Anyone who thinks differently is not only willfully ignorant, but unsuited for the job. So don’t look at Jim’s partner Allison (Ericka Kreutz) as being jaded. She’s merely realistic. She’s been through the fire and has learned that certain battles cannot be won. The fact she neither quits nor rejects the inevitable disappointment of such a reality isn’t weakness, though. It’s her strength. That expertise provides her with the ability to acknowledge when a tenuous situation has become too complex to push. Allison is fully aware of the fact that our world’s moral compass has been wrecked beyond repair and thus won’t ignore the line her heart implores her to cross. To provide help within a broken system too often ends up leading to more harm.
It’s a lesson Jim is about to face—one that his sunny disposition and unwavering optimism is ill-equipped to escape alive. The reason stems from his actions being objectively moral and just. In a perfect world Jim would enter the Jenning home on a domestic abuse call and take Mark (Bradford Farwell) away in handcuffs so that his wife Leah (Emily Chisholm) and daughter Lauren (Madeline Anderson) can live the rest of their lives in peace. It’s not, though. The burden of doubt lies with the abused and the legal power to destroy them lies with their abuser. It’s men acting criminally in a society held together by rules they wrote with the explicit aim of retaining control. And they gave Jim his badge to facilitate that goal.
This truth can be expanded out well past the dynamic between men and women. It’s also white men against people of color, heterosexual men against the LGBTQ community, and Christian men against other religious denominations or—as Armstrong so absurdly homages with a callback to Reagan’s “Satanic Panic”—games like Dungeons and Dragons.
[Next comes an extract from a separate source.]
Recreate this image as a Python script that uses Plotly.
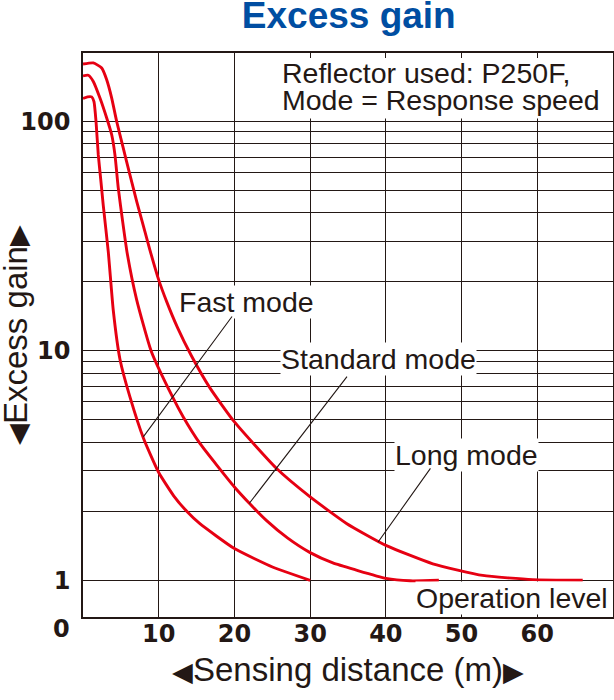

The moment you dare jeopardize their authority is the moment you become a sympathizer. It doesn’t matter that you’re correct because being labeled the enemy renders you wrong by default. That’s when decisions and laws you didn’t think were contextually relevant prove the opposite. If the institutions that can assist Leah have been defunded, where can she turn? If the scales are tipped, how can speaking out not result in her tumbling back towards oblivion?
The humor Armstrong injects turns dark quickly as a result. Our laughter at Keach’s police department suit trying to put a shine on self-defense videos and disseminate the lies that being a cop is mostly sitting in squad cars with nothing to do makes way towards open-mouthed shock once Jim chooses to gradually ignore the orders given by the former’s omniscient voice. What was an instructional video cemented to a copaganda script with a lead character beholden to the whims of his author starts to unravel. Jim inexplicably embraces free will to go off book to the point where Keach attempts to rewind his tracking-filled VHS tape so this pawn can get back in-line. No matter the evidence to the contrary, though, police officers aren’t robots.
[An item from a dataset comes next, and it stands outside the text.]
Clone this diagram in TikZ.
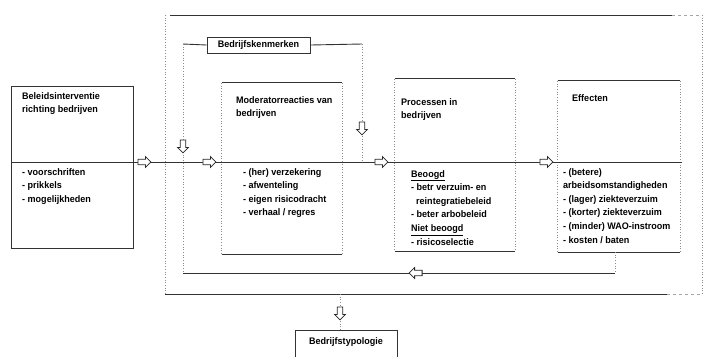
\documentclass[tikz,border=0pt]{standalone}
\usepackage{fontspec}
\setmainfont{Liberation Sans}[FakeStretch=0.95]
\usetikzlibrary{shapes.arrows}

\tikzset{
  lijn/.style={line width=0.9pt, black!80},
  stip/.style={dotted, line width=0.7pt, black!45},
  streep/.style={dashed, line width=0.6pt, black!35},
  tekst/.style={anchor=north west, align=left, inner sep=0pt, font=\fontsize{9.5}{13.6}\selectfont\bfseries},
  vak/.style={inner sep=0pt},
  pijl/.style={single arrow, draw=black!85, fill=white, line width=0.8pt, minimum height=13pt, minimum width=11pt, single arrow head extend=2.5pt, inner sep=2.2pt}
}

\begin{document}
\begin{tikzpicture}[x=1pt,y=-1pt]
	\useasboundingbox (0,0) rectangle (704,357);

	\coordinate (o1) at (165,15);
	\coordinate (o2) at (702,15);
	\coordinate (o3) at (702,294);
	\coordinate (o4) at (165,294);
	\draw[lijn] (170,15) -- (672,15);
	\draw[streep] (672,15) -- (o2);
	\draw[stip] (o2) -- (o3);
	\draw[lijn] (o4) -- (667,294);
	\draw[streep] (667,294) -- (o3);
	\draw[stip] (o1) -- (o4);

	\node[vak, minimum width=121, minimum height=161] (beleid) at (72.5,167.5) {};
	\node[vak, minimum width=120, minimum height=171] (mod) at (282,168.5) {};
	\node[vak, minimum width=120, minimum height=172] (proc) at (455,165) {};
	\node[vak, minimum width=122, minimum height=171] (eff) at (619,166.5) {};
	\node[vak, draw, lijn, minimum width=103, minimum height=16, text=black, font=\fontsize{9.5}{12}\selectfont\bfseries] (bkm) at (258.5,45) {Bedrijfskenmerken};

	\draw[lijn] (beleid.north west) rectangle (beleid.south east);
	\foreach \b in {mod,proc,eff} {
		\draw[lijn] (\b.north west) -- (\b.north east);
		\draw[lijn] (\b.south west) -- (\b.south east);
		\draw[stip] (\b.north west) -- (\b.south west);
		\draw[stip] (\b.north east) -- (\b.south east);
	}

	\coordinate (ml) at (12,162);
	\coordinate (mr) at (682,162);
	\draw[lijn] (ml) -- (mr);

	\coordinate (k1) at (183,44);
	\coordinate (k2) at (362,44);
	\coordinate (k3) at (362,162);
	\coordinate (k4) at (183,273);
	\coordinate (k5) at (615,273);
	\coordinate (k6) at (615,252);
	\draw[lijn] (k1) -- (bkm.west);
	\draw[lijn] (bkm.east) -- (k2);
	\draw[stip] (k1) -- (k4);
	\draw[stip] (k2) -- (k3);
	\draw[lijn] (k4) -- (k5);
	\draw[stip] (k6) -- (k5);

	\node[vak] (btyp) at (346,343.5) {};
	\draw[lijn] (295,357) |- (397,330) -- (397,357);
	\node[tekst, anchor=center] (btyptxt) at (346,342) {Bedrijfstypologie};
	\coordinate (t1) at (340,294);
	\coordinate (t2) at (340,330);
	\draw[stip] (t1) -- (t2);

	\node[pijl] (p1) at (143,162) {};
	\node[pijl] (p2) at (208,162) {};
	\node[pijl] (p3) at (380,162) {};
	\node[pijl] (p4) at (545,162) {};
	\node[pijl, shape border rotate=270] (p5) at (183,145) {};
	\node[pijl, shape border rotate=270] (p6) at (362,127) {};
	\node[pijl, shape border rotate=180] (p7) at (417,273) {};
	\node[pijl, shape border rotate=270] (p8) at (340,312) {};

	\node[tekst] (beleidkop) at (22,92) {Beleidsinterventie\\richting bedrijven};
	\node[tekst] (beleidlijst) at (22,168) {- voorschriften\\- prikkels\\- mogelijkheden};
	\node[tekst] (modkop) at (236,96) {Moderatorreacties van\\bedrijven};
	\node[tekst] (modlijst) at (243,168) {- (her) verzekering\\- afwenteling\\- eigen risicodracht\\- verhaal / regres};
	\node[tekst] (prockop) at (401,98) {Processen in\\bedrijven};
	\node[tekst] (proclijst) at (411,170) {\underline{Beoogd}\\- betr verzuim- en\\\hspace*{5pt}reintegratiebeleid\\- beter arbobeleid\\\underline{Niet beoogd}\\- risicoselectie};
	\node[tekst] (effkop) at (572,94) {Effecten};
	\node[tekst] (efflijst) at (563,168) {- (betere)\\arbeidsomstandigheden\\- (lager) ziekteverzuim\\- (korter) ziekteverzuim\\- (minder) WAO-instroom\\- kosten / baten};
\end{tikzpicture}
\end{document}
I wish there was room to take the second fork in this road and show how free will creates as many bad cops reveling in violence as good ones helpless to stopping it (the amount of sympathy Survival Skills asks us to have for policemen caught in impossible situations skirts with glossing over the fact that nuance exists inside their precinct as well as out), but Armstrong’s intent being much more specific than that should be taken into account. He drew this film (and his short of the same name) from his experiences working in domestic abuse shelters. So the complexity of that subject is what’s important. He’s exposing the dominoes that are precariously set-up to crush victims and tie the hands of those wearing heroically empty costumes.
His process of letting the farce unfold into nightmare is similar to the warped aesthetic of an Adult Swim sketch like Too Many Cooks. Surreal comedy turns into surreal horror as hope buckles under futility’s weight. Everything Jim believed sight-unseen reveals itself to be the propagandized fantasy America’s less fortunate communities have known it to be for centuries. And even though Keach’s narrator can be silenced with a scene of emotional potency his character’s company-line attitude generally excels at neglecting, his survival is assured by not seeing citizens in need as actual people. That’s the skill he hoped to teach Jim. As we watch O’Donnell’s effervescent smile get replaced by a forced grimace, however, we realize an awakening is still possible if it’s not already too late.
Survival Skills is playing as part of Fantasia International Film Festival’s 2020 online edition.